# DATA SEGMENT:
——

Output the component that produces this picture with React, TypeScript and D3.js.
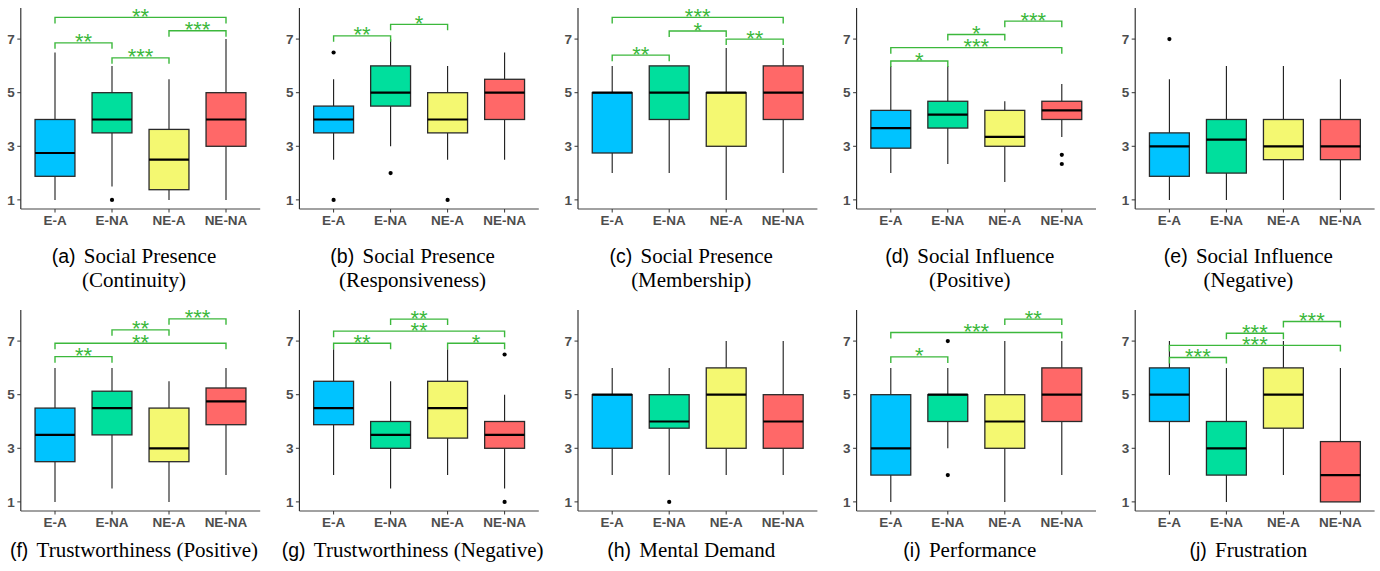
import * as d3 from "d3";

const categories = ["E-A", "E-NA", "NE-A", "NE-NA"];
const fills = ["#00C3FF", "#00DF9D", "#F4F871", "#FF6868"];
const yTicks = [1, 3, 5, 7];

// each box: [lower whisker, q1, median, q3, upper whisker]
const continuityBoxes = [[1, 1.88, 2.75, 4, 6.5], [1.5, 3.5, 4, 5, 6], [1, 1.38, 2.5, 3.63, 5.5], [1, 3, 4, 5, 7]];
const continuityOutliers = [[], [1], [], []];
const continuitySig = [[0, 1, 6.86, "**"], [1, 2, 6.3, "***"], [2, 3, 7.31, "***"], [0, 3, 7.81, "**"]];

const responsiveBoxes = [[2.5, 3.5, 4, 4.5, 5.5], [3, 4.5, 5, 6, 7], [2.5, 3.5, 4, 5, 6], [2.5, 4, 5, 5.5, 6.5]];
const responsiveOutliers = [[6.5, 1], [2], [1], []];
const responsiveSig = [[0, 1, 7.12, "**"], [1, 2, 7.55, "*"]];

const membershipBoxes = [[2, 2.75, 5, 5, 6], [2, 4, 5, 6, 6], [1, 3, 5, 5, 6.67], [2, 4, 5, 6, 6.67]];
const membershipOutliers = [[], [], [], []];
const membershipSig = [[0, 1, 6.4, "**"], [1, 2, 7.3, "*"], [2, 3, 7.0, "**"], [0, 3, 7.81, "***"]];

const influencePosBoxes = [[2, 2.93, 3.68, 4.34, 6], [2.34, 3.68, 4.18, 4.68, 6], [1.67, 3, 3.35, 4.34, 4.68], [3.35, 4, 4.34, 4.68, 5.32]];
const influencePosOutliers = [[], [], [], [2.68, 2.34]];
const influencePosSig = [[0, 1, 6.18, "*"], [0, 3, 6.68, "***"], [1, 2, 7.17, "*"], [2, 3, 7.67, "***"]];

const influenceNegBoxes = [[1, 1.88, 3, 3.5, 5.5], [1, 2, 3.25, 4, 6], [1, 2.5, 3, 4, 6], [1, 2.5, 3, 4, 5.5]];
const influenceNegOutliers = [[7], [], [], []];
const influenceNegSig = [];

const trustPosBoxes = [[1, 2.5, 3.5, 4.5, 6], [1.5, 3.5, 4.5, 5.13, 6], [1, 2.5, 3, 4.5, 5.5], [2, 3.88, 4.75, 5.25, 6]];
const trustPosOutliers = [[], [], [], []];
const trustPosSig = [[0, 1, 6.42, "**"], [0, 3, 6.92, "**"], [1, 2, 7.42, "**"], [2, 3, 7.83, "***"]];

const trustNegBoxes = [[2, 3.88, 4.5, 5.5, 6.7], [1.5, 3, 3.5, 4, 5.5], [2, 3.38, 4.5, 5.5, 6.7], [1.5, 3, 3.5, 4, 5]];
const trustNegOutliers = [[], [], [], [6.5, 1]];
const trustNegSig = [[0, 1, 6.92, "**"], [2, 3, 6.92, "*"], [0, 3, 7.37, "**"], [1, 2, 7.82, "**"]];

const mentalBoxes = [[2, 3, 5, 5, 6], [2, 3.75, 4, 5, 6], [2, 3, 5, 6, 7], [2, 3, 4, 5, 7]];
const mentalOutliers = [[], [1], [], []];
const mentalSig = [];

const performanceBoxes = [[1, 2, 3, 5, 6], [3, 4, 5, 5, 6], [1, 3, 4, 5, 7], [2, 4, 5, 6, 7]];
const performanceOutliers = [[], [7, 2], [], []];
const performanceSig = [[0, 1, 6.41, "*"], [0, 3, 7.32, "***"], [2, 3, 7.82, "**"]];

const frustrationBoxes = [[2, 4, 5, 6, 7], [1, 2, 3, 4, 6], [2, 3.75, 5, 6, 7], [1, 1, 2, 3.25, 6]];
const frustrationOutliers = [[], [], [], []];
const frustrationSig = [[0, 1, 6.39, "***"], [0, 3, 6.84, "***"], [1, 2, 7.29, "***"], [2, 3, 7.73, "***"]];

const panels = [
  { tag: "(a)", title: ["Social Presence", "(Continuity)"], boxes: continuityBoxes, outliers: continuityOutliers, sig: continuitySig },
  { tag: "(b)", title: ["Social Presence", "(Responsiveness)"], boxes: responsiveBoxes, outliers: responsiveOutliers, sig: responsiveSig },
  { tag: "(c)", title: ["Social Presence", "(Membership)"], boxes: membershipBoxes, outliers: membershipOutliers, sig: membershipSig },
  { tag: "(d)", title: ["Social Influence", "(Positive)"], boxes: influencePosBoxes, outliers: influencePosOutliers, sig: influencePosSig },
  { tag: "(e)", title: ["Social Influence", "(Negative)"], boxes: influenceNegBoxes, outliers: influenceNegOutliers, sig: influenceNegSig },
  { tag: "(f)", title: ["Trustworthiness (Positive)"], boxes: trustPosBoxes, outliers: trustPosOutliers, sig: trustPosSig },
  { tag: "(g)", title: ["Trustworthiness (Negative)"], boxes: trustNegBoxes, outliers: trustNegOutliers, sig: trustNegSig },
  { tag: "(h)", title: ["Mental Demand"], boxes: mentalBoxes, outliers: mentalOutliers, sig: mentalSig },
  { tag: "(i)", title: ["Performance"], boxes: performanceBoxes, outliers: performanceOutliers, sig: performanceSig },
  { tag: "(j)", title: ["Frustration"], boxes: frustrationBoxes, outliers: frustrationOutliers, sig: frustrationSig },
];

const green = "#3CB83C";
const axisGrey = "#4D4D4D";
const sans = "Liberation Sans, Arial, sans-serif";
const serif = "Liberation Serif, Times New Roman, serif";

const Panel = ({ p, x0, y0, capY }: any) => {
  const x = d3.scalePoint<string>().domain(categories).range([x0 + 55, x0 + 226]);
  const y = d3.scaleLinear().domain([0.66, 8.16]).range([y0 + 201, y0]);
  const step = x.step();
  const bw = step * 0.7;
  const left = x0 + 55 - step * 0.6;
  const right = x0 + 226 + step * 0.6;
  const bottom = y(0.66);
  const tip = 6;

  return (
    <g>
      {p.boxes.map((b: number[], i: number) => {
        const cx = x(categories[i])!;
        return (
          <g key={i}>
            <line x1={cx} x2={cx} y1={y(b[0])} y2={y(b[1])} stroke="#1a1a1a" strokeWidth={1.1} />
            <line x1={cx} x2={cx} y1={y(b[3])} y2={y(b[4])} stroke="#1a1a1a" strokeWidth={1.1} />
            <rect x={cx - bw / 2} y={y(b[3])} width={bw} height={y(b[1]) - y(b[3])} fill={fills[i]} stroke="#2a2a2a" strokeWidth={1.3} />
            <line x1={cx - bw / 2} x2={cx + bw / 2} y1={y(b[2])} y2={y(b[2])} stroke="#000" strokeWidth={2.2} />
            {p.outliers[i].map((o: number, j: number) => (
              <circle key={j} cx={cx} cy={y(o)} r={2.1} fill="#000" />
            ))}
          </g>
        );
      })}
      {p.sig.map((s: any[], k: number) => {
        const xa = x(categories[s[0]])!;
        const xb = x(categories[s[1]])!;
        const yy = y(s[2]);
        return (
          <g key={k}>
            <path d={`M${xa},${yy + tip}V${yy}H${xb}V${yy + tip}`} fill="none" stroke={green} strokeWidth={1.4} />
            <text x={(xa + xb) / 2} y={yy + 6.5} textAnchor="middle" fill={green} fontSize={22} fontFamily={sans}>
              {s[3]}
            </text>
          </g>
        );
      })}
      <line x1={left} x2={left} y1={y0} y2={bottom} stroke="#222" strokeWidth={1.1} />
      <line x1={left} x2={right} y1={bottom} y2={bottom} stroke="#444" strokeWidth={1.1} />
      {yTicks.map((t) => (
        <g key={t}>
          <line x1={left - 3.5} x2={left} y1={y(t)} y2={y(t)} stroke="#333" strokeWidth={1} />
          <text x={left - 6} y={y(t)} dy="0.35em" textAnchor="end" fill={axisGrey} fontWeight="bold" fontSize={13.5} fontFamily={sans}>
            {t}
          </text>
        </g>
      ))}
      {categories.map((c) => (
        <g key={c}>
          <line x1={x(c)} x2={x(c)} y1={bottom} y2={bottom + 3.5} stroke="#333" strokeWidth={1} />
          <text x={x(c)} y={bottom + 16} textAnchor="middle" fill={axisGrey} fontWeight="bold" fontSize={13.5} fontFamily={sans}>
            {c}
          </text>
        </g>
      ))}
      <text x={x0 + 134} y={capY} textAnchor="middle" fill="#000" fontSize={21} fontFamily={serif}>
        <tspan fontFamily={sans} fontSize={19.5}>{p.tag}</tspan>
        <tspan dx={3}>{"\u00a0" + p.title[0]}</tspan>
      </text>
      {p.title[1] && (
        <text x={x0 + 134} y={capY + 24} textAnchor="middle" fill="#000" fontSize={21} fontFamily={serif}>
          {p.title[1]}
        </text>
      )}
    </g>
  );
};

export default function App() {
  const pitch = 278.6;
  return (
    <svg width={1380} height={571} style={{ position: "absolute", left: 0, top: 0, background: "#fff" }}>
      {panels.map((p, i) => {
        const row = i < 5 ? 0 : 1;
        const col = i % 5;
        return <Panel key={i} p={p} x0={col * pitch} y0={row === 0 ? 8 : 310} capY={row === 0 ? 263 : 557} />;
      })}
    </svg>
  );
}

——

# STATED GOAL:
Repeat the listing above exactly from its first line to the line containing "const yTicks = [1, 3, 5, 7];", both included, and omit the pictures.

# THE SOLUTION:
Output the component that produces this picture with React, TypeScript and D3.js.
import * as d3 from "d3";

const categories = ["E-A", "E-NA", "NE-A", "NE-NA"];
const fills = ["#00C3FF", "#00DF9D", "#F4F871", "#FF6868"];
const yTicks = [1, 3, 5, 7];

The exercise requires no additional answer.